_EXERCISE TASK_
Each line of the material must be returned exactly.

_COLLECTED MATERIAL_
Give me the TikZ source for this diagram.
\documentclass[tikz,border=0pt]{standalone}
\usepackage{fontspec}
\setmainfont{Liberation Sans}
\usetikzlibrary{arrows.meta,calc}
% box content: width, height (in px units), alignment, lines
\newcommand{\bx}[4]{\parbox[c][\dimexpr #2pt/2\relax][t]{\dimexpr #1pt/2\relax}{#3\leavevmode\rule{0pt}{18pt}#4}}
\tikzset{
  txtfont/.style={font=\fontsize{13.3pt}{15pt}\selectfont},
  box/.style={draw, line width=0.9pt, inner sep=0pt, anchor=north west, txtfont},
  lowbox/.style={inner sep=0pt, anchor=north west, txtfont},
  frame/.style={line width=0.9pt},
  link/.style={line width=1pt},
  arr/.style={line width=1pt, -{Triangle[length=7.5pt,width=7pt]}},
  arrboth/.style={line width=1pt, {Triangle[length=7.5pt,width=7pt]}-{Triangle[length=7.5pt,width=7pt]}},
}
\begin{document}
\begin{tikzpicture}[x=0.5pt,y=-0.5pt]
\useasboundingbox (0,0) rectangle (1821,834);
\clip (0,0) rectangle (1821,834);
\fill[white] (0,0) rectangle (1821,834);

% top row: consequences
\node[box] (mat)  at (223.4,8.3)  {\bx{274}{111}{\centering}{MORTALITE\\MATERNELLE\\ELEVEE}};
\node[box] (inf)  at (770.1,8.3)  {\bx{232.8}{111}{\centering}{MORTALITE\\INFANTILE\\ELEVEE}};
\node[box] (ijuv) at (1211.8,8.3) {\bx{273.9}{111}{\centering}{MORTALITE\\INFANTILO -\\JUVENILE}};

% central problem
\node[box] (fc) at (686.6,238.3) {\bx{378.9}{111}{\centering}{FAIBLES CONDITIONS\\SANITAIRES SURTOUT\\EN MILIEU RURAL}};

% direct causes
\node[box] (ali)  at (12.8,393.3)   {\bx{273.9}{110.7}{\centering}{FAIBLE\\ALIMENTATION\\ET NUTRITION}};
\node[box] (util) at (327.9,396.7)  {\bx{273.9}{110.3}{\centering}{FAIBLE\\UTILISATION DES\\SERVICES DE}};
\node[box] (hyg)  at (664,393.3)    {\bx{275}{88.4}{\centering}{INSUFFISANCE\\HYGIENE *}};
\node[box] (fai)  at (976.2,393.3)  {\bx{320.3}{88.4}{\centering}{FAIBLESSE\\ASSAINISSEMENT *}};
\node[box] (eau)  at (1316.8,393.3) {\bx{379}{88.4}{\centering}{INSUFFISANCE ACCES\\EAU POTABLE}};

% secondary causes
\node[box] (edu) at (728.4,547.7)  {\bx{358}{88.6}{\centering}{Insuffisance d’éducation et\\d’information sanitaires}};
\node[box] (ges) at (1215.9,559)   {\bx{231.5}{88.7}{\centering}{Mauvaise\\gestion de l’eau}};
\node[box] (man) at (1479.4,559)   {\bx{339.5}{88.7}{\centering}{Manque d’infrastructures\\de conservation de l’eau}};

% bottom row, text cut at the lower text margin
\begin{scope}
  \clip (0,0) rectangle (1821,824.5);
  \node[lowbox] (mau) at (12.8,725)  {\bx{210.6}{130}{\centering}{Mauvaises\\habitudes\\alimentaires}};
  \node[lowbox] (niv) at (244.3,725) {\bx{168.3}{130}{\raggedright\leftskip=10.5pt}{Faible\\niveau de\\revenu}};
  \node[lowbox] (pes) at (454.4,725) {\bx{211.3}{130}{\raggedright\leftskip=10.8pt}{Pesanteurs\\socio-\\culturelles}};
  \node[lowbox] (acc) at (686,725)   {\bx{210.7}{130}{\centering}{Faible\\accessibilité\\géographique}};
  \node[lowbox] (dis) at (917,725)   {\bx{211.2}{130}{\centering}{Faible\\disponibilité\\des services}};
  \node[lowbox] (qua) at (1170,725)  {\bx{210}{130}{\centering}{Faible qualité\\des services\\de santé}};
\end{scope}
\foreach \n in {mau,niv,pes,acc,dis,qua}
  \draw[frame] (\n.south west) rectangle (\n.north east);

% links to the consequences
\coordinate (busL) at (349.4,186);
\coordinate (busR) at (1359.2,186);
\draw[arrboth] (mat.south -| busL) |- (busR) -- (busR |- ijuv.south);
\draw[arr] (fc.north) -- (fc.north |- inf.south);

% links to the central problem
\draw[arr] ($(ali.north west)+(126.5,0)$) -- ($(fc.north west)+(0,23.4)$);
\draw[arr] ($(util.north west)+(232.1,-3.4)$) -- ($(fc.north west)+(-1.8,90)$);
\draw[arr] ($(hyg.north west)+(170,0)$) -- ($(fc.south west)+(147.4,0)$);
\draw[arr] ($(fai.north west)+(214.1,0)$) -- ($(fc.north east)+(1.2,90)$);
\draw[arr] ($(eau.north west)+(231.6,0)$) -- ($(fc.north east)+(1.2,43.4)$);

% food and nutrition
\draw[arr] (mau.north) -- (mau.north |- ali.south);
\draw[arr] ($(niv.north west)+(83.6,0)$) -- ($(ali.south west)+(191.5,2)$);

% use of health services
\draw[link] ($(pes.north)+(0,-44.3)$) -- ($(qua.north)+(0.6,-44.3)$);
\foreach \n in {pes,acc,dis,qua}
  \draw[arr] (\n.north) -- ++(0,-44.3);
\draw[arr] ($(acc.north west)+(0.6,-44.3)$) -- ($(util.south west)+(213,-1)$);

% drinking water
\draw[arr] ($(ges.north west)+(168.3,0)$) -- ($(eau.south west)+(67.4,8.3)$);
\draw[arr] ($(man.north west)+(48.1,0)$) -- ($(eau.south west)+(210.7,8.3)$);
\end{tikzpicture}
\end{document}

_RESPONSE FOR THIS EXERCISE_
Give me the TikZ source for this diagram.
\documentclass[tikz,border=0pt]{standalone}
\usepackage{fontspec}
\setmainfont{Liberation Sans}
\usetikzlibrary{arrows.meta,calc}
% box content: width, height (in px units), alignment, lines
\newcommand{\bx}[4]{\parbox[c][\dimexpr #2pt/2\relax][t]{\dimexpr #1pt/2\relax}{#3\leavevmode\rule{0pt}{18pt}#4}}
\tikzset{
  txtfont/.style={font=\fontsize{13.3pt}{15pt}\selectfont},
  box/.style={draw, line width=0.9pt, inner sep=0pt, anchor=north west, txtfont},
  lowbox/.style={inner sep=0pt, anchor=north west, txtfont},
  frame/.style={line width=0.9pt},
  link/.style={line width=1pt},
  arr/.style={line width=1pt, -{Triangle[length=7.5pt,width=7pt]}},
  arrboth/.style={line width=1pt, {Triangle[length=7.5pt,width=7pt]}-{Triangle[length=7.5pt,width=7pt]}},
}
\begin{document}
\begin{tikzpicture}[x=0.5pt,y=-0.5pt]
\useasboundingbox (0,0) rectangle (1821,834);
\clip (0,0) rectangle (1821,834);
\fill[white] (0,0) rectangle (1821,834);

% top row: consequences
\node[box] (mat)  at (223.4,8.3)  {\bx{274}{111}{\centering}{MORTALITE\\MATERNELLE\\ELEVEE}};
\node[box] (inf)  at (770.1,8.3)  {\bx{232.8}{111}{\centering}{MORTALITE\\INFANTILE\\ELEVEE}};
\node[box] (ijuv) at (1211.8,8.3) {\bx{273.9}{111}{\centering}{MORTALITE\\INFANTILO -\\JUVENILE}};

% central problem
\node[box] (fc) at (686.6,238.3) {\bx{378.9}{111}{\centering}{FAIBLES CONDITIONS\\SANITAIRES SURTOUT\\EN MILIEU RURAL}};

% direct causes
\node[box] (ali)  at (12.8,393.3)   {\bx{273.9}{110.7}{\centering}{FAIBLE\\ALIMENTATION\\ET NUTRITION}};
\node[box] (util) at (327.9,396.7)  {\bx{273.9}{110.3}{\centering}{FAIBLE\\UTILISATION DES\\SERVICES DE}};
\node[box] (hyg)  at (664,393.3)    {\bx{275}{88.4}{\centering}{INSUFFISANCE\\HYGIENE *}};
\node[box] (fai)  at (976.2,393.3)  {\bx{320.3}{88.4}{\centering}{FAIBLESSE\\ASSAINISSEMENT *}};
\node[box] (eau)  at (1316.8,393.3) {\bx{379}{88.4}{\centering}{INSUFFISANCE ACCES\\EAU POTABLE}};

% secondary causes
\node[box] (edu) at (728.4,547.7)  {\bx{358}{88.6}{\centering}{Insuffisance d’éducation et\\d’information sanitaires}};
\node[box] (ges) at (1215.9,559)   {\bx{231.5}{88.7}{\centering}{Mauvaise\\gestion de l’eau}};
\node[box] (man) at (1479.4,559)   {\bx{339.5}{88.7}{\centering}{Manque d’infrastructures\\de conservation de l’eau}};

% bottom row, text cut at the lower text margin
\begin{scope}
  \clip (0,0) rectangle (1821,824.5);
  \node[lowbox] (mau) at (12.8,725)  {\bx{210.6}{130}{\centering}{Mauvaises\\habitudes\\alimentaires}};
  \node[lowbox] (niv) at (244.3,725) {\bx{168.3}{130}{\raggedright\leftskip=10.5pt}{Faible\\niveau de\\revenu}};
  \node[lowbox] (pes) at (454.4,725) {\bx{211.3}{130}{\raggedright\leftskip=10.8pt}{Pesanteurs\\socio-\\culturelles}};
  \node[lowbox] (acc) at (686,725)   {\bx{210.7}{130}{\centering}{Faible\\accessibilité\\géographique}};
  \node[lowbox] (dis) at (917,725)   {\bx{211.2}{130}{\centering}{Faible\\disponibilité\\des services}};
  \node[lowbox] (qua) at (1170,725)  {\bx{210}{130}{\centering}{Faible qualité\\des services\\de santé}};
\end{scope}
\foreach \n in {mau,niv,pes,acc,dis,qua}
  \draw[frame] (\n.south west) rectangle (\n.north east);

% links to the consequences
\coordinate (busL) at (349.4,186);
\coordinate (busR) at (1359.2,186);
\draw[arrboth] (mat.south -| busL) |- (busR) -- (busR |- ijuv.south);
\draw[arr] (fc.north) -- (fc.north |- inf.south);

% links to the central problem
\draw[arr] ($(ali.north west)+(126.5,0)$) -- ($(fc.north west)+(0,23.4)$);
\draw[arr] ($(util.north west)+(232.1,-3.4)$) -- ($(fc.north west)+(-1.8,90)$);
\draw[arr] ($(hyg.north west)+(170,0)$) -- ($(fc.south west)+(147.4,0)$);
\draw[arr] ($(fai.north west)+(214.1,0)$) -- ($(fc.north east)+(1.2,90)$);
\draw[arr] ($(eau.north west)+(231.6,0)$) -- ($(fc.north east)+(1.2,43.4)$);

% food and nutrition
\draw[arr] (mau.north) -- (mau.north |- ali.south);
\draw[arr] ($(niv.north west)+(83.6,0)$) -- ($(ali.south west)+(191.5,2)$);

% use of health services
\draw[link] ($(pes.north)+(0,-44.3)$) -- ($(qua.north)+(0.6,-44.3)$);
\foreach \n in {pes,acc,dis,qua}
  \draw[arr] (\n.north) -- ++(0,-44.3);
\draw[arr] ($(acc.north west)+(0.6,-44.3)$) -- ($(util.south west)+(213,-1)$);

% drinking water
\draw[arr] ($(ges.north west)+(168.3,0)$) -- ($(eau.south west)+(67.4,8.3)$);
\draw[arr] ($(man.north west)+(48.1,0)$) -- ($(eau.south west)+(210.7,8.3)$);
\end{tikzpicture}
\end{document}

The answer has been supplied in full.